Comment la France doit elle gérer sa politique étrangère vis à vis des Comores ?

Estelle Youssouffa : Nous devons sortir de cette prise d’otage des Comores sur notre île. Moroni doit reconnaitre que Mayotte est française et abandonner ses revendications territoriales. De son coté, Paris doit cesser de subventionner un Etat qui d’un coté fait de la mendicité et de l’autre, envoie sa population coloniser Mayotte.  Il s’agit d’un chantage migratoire abject qui consiste à envoyer des femmes et des enfants pour appuyer un discours politique hostile.

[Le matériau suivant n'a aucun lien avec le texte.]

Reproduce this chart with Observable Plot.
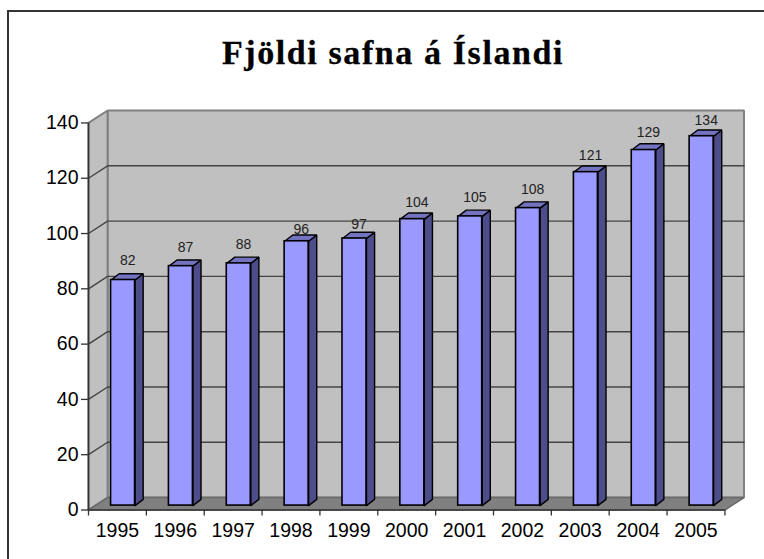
<!DOCTYPE html>
<html lang="is">
<head>
<meta charset="utf-8">
<title>Fjöldi safna á Íslandi</title>
<script src="https://cdn.jsdelivr.net/npm/d3@7"></script>
<script src="https://cdn.jsdelivr.net/npm/@observablehq/plot@0.6"></script>
<style>
  html, body { margin: 0; padding: 0; background: #fff; overflow: hidden; }
  #frame { position: absolute; left: 7px; top: 10px; right: 0; bottom: 0;
           border-top: 2px solid #333; border-left: 2px solid #333; }
  #chart-title { position: absolute; left: 0; top: 31px; width: 764px; margin: 0; padding-left: 22px; box-sizing: border-box;
           text-align: center; font: bold 34px/44px "Liberation Serif", serif; letter-spacing: 1.6px; -webkit-text-stroke: 0.3px #000; color: #000; }
  #chart { position: absolute; left: 0; top: 90px; }
  #chart svg { display: block; background: transparent; }
</style>
</head>
<body>
<div id="frame"></div>
<h1 id="chart-title">Fjöldi safna á Íslandi</h1>
<div id="chart"></div>
<script>
const years = [1995, 1996, 1997, 1998, 1999, 2000, 2001, 2002, 2003, 2004, 2005];
const museums = [82, 87, 88, 96, 97, 104, 105, 108, 121, 129, 134];
const valueTicks = [0, 20, 40, 60, 80, 100, 120, 140];

// Pseudo-3D depth of the box and the bars, in data units of the two scales
const depthX = 0.33, depthY = 4.5;
const barDepthX = 0.14, barDepthY = 2.25;
const barOffset = 0.39, barWidth = 0.415, baseLift = 1.6, topLift = 1.2;
const n = years.length, yMax = 140;

const bars = years.map((year, i) => ({
  year, value: museums[i],
  x1: i + barOffset, x2: i + barOffset + barWidth,
  y1: baseLift, y2: museums[i] + topLift
}));
const side = bars.flatMap(b => [
  [b.x2, b.y1], [b.x2 + barDepthX, b.y1 + barDepthY],
  [b.x2 + barDepthX, b.y2 + barDepthY], [b.x2, b.y2], [b.x2, b.y1]
].map(([x, y]) => ({id: b.year, x, y})));
const top3d = bars.flatMap(b => [
  [b.x1, b.y2], [b.x1 + barDepthX, b.y2 + barDepthY],
  [b.x2 + barDepthX, b.y2 + barDepthY], [b.x2, b.y2], [b.x1, b.y2]
].map(([x, y]) => ({id: b.year, x, y})));

const poly = (pts, fill, stroke, strokeWidth) =>
  Plot.line(pts.map(([x, y]) => ({x, y})), {x: "x", y: "y", fill, stroke, strokeWidth, strokeLinejoin: "miter"});

const gridTicks = valueTicks.filter(v => v > 0 && v < yMax);
const gridPaths = gridTicks.flatMap(v => [
  {id: v, x: 0, y: v}, {id: v, x: depthX, y: v + depthY}, {id: v, x: n + depthX, y: v + depthY}
]);

// Each value label's own gap above its bar, as placed in the original
const labelGap = new Map([[82, 5.4], [87, 5.3], [88, 5.2], [96, 2.6], [97, 3.6], [104, 4.4],
  [105, 5.2], [108, 5.2], [121, 4.5], [129, 4.6], [134, 4.2]]);

const plot = Plot.plot({
  width: 764, height: 469,
  marginLeft: 88, marginRight: 20.5, marginTop: 20, marginBottom: 49.5,
  x: {domain: [0, n + depthX], axis: null},
  y: {domain: [0, yMax + depthY], axis: null},
  style: {fontFamily: "'Liberation Sans', Arial, sans-serif", background: "transparent", color: "#000", overflow: "visible"},
  marks: [
    // back wall
    poly([[depthX, depthY], [n + depthX, depthY], [n + depthX, yMax + depthY], [depthX, yMax + depthY], [depthX, depthY]], "#c0c0c0", "#808080", 2),
    // left wall
    poly([[0, 0], [depthX, depthY], [depthX, yMax + depthY], [0, yMax], [0, 0]], "#c0c0c0", "#808080", 2),
    // floor
    poly([[0, 0], [depthX, depthY], [n + depthX, depthY], [n, 0], [0, 0]], "#808080", "#6a6a6a", 1.5),
    // grid lines across the left and back walls
    Plot.line(gridPaths, {x: "x", y: "y", z: "id", stroke: "#444", strokeWidth: 1.4}),
    // bars: side, top, front
    Plot.line(side, {x: "x", y: "y", z: "id", fill: "#4d4d8c", stroke: "#000", strokeWidth: 1.4, strokeLinejoin: "miter"}),
    Plot.line(top3d, {x: "x", y: "y", z: "id", fill: "#7373bf", stroke: "#000", strokeWidth: 1.4, strokeLinejoin: "miter"}),
    Plot.rect(bars, {x1: "x1", x2: "x2", y1: "y1", y2: "y2", fill: "#9999ff", stroke: "#000", strokeWidth: 1.6}),
    // value labels
    Plot.text(bars, {
      x: d => d.x1 + barWidth / 2 + barDepthX / 2 + 0.01,
      y: d => d.y2 + labelGap.get(d.value),
      text: d => String(d.value), fontSize: 14, fill: "#222", lineAnchor: "bottom"
    }),
    // axes
    Plot.ruleX([0], {y1: 0, y2: yMax, stroke: "#333", strokeWidth: 1.6}),
    Plot.ruleY([0], {x1: 0, x2: n, stroke: "#333", strokeWidth: 1.6}),
    Plot.axisY({ticks: valueTicks, tickSize: 7, tickPadding: 3, fontSize: 19.5, stroke: "#333", strokeWidth: 1.3, label: null, marginLeft: 88}),
    Plot.axisX({ticks: d3.range(0, n + 1), tickSize: 6, tickFormat: () => "", stroke: "#333", strokeWidth: 1.3, label: null}),
    Plot.axisX({ticks: years.map((_, i) => i + 0.5), tickSize: 0, tickPadding: 13,
      tickFormat: v => String(years[v - 0.5]), fontSize: 19.5, label: null})
  ]
});
document.getElementById("chart").append(plot);
</script>
</body>
</html>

Il faut sortir de cette relation ambigüe et malsaine avec les Comores.

La France doit elle gérer ce dossier de manière bilatérale ou régionale ?

Estelle Youssouffa : Cela fait 40 ans que ça dure. Il faut se remettre en question et aborder une autre approche. La France a payé et les pays régionaux sont indépendants. On ne peut dépendre de Paris et en même temps, lui cracher au visage. Mayotte, c’est la France. Nos voisins (Madagascar, Ile Maurice, Tanzanie, Kenya, Mozambique) doivent accepter cet état de fait. Nous ne pouvons être les otages de la politique comorienne.